Notice the intense moods captured within this paintaing.

 

Q: What are some strengths you think you and your family has gained from this experience?

A: We learned how to communicate [a lot more] when we are frustrated. At first, I think everybody was trying to be tough and it came off like we were angry. It was good for the kids when we did show emotion. Learning that we had to communicate a lot more, especially my husband and I, and not internalize stuff. 

I'm somebody who needs to get out of the house sometimes, where my husband is perfectly happy to be here and working on things.  I think just balancing each other out.

Q: What is an area you feel you need to continue to enhance?

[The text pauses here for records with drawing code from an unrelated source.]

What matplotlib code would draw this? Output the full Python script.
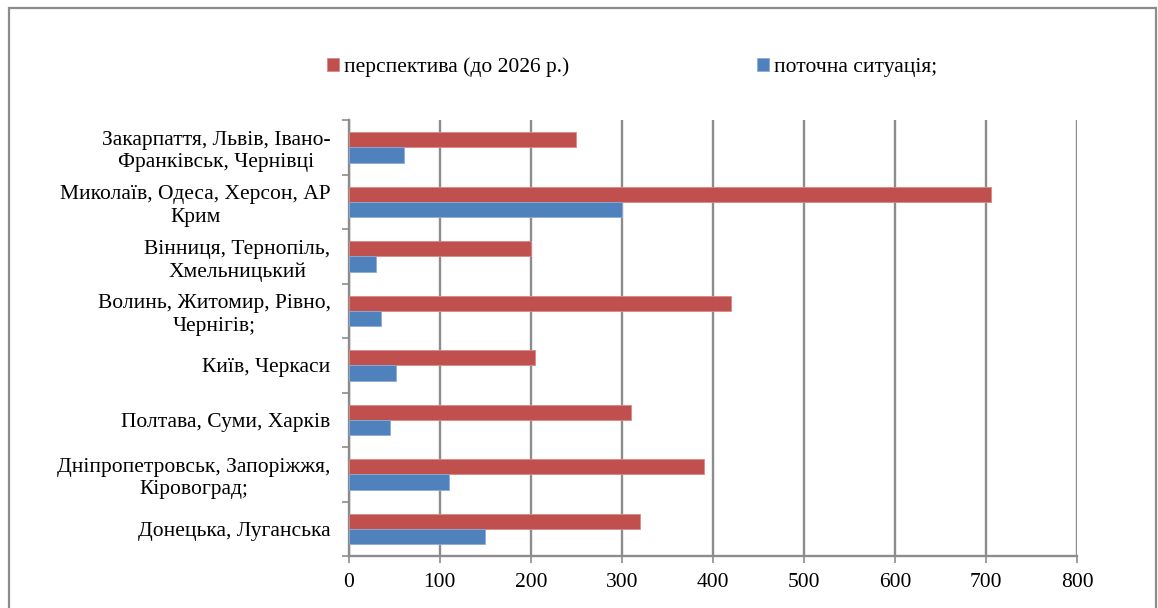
import matplotlib
matplotlib.use("Agg")
import matplotlib.pyplot as plt
from matplotlib.patches import Rectangle
import numpy as np

plt.rcParams["font.family"] = ["Liberation Serif", "DejaVu Serif"]

# categories listed bottom -> top
regions = [
    "Донецька, Луганська",
    "Дніпропетровськ, Запоріжжя,\nКіровоград;",
    "Полтава, Суми, Харків",
    "Київ, Черкаси",
    "Волинь, Житомир, Рівно,\nЧернігів;",
    "Вінниця, Тернопіль,\nХмельницький",
    "Миколаїв, Одеса, Херсон, АР\nКрим",
    "Закарпаття, Львів, Івано-\nФранківськ, Чернівці",
]
future = [320, 390, 310, 205, 420, 200, 705, 250]
current = [150, 110, 45, 52, 35, 30, 300, 61]
x_ticks = [0, 100, 200, 300, 400, 500, 600, 700, 800]

red = "#C0504D"
blue = "#4F81BD"
grey = "#8C8C8C"
fs = 15.5

fig = plt.figure(figsize=(11.58, 6.08), dpi=100)
ax = fig.add_axes([0.3011, 0.0855, 0.6292, 0.7171])

y = np.arange(len(regions))
h = 0.28
ax.barh(y + h / 2, future, height=h, color=red, edgecolor="#D98A88",
        linewidth=0.6, label="перспектива (до 2026 р.)", zorder=3)
ax.barh(y - h / 2, current, height=h, color=blue, edgecolor="#8FAAD6",
        linewidth=0.6, label="поточна ситуація;", zorder=3)

ax.set_xlim(0, 800)
ax.set_ylim(-0.5, len(regions) - 0.5)
ax.set_xticks(x_ticks)
ax.set_xticklabels([str(v) for v in x_ticks], fontsize=fs)
ax.xaxis.grid(True, color=grey, linewidth=1.7, zorder=0)
ax.tick_params(axis="x", length=5, width=1.2, color=grey, pad=7)

bounds = np.arange(-0.5, len(regions))
ax.set_yticks(bounds, minor=False)
ax.set_yticklabels([""] * len(bounds))
ax.set_yticks(y, minor=True)
ax.set_yticklabels(regions, minor=True, fontsize=fs, multialignment="center",
                   linespacing=1.25)
ax.tick_params(axis="y", which="major", length=5, width=1.2, color=grey)
ax.tick_params(axis="y", which="minor", length=0, pad=13)

for s in ["top", "right"]:
    ax.spines[s].set_visible(False)
for s in ["left", "bottom"]:
    ax.spines[s].set_color(grey)
    ax.spines[s].set_linewidth(1.7)

handles, labels = ax.get_legend_handles_labels()
fig.legend(handles, labels, loc="center", bbox_to_anchor=(0.5458, 1 - 67 / 608),
           ncol=2, frameon=False, fontsize=fs, handlelength=0.55,
           handleheight=0.55, handletextpad=0.25, columnspacing=8.7)

fig.add_artist(Rectangle((9 / 1158, -0.05), (1156 - 9) / 1158, 1.05 - 8 / 608,
                         transform=fig.transFigure, fill=False,
                         edgecolor=grey, linewidth=1.6, clip_on=False))

fig.savefig("out.png", dpi=100)
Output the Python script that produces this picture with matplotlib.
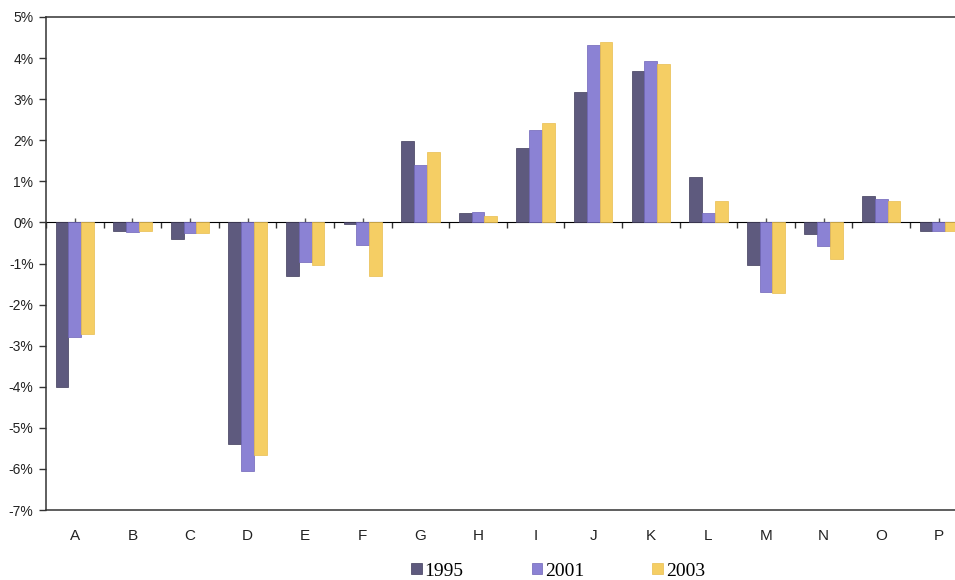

A: Patience...I think I'm a pretty patient person. But I  think when I'm tired or low energy small things bother me a lot more. Being more patient...letting things out. Understanding that other people don't have the same mindset like we do. A good example: we were Downtown and someone offered him a slushy. Another person offered a cutie instead. Well that is still a sugar. But I had to think about how everyone does not have the same mindset. 

-:Yeah, I do think that would be important to teach in schools, that fruits are still a type of sugar. 

A: Yeah it is...so being more patient. Reminding myself that people are not going to always think the way that I think.


And there you have! The trials and adjustments that had to be made for  the lemons that life throw at you. Yet, despite it all, Leah and her family are able to identify strengths throughout the challenges life presented to them. Furthermore, she has gained insight into areas that needs to be enhanced. She is the epitome of an individual finding A Solution B.

Clearly, we don't have to have it all, but when life throws you lemons become like Leah, become an Overcomer.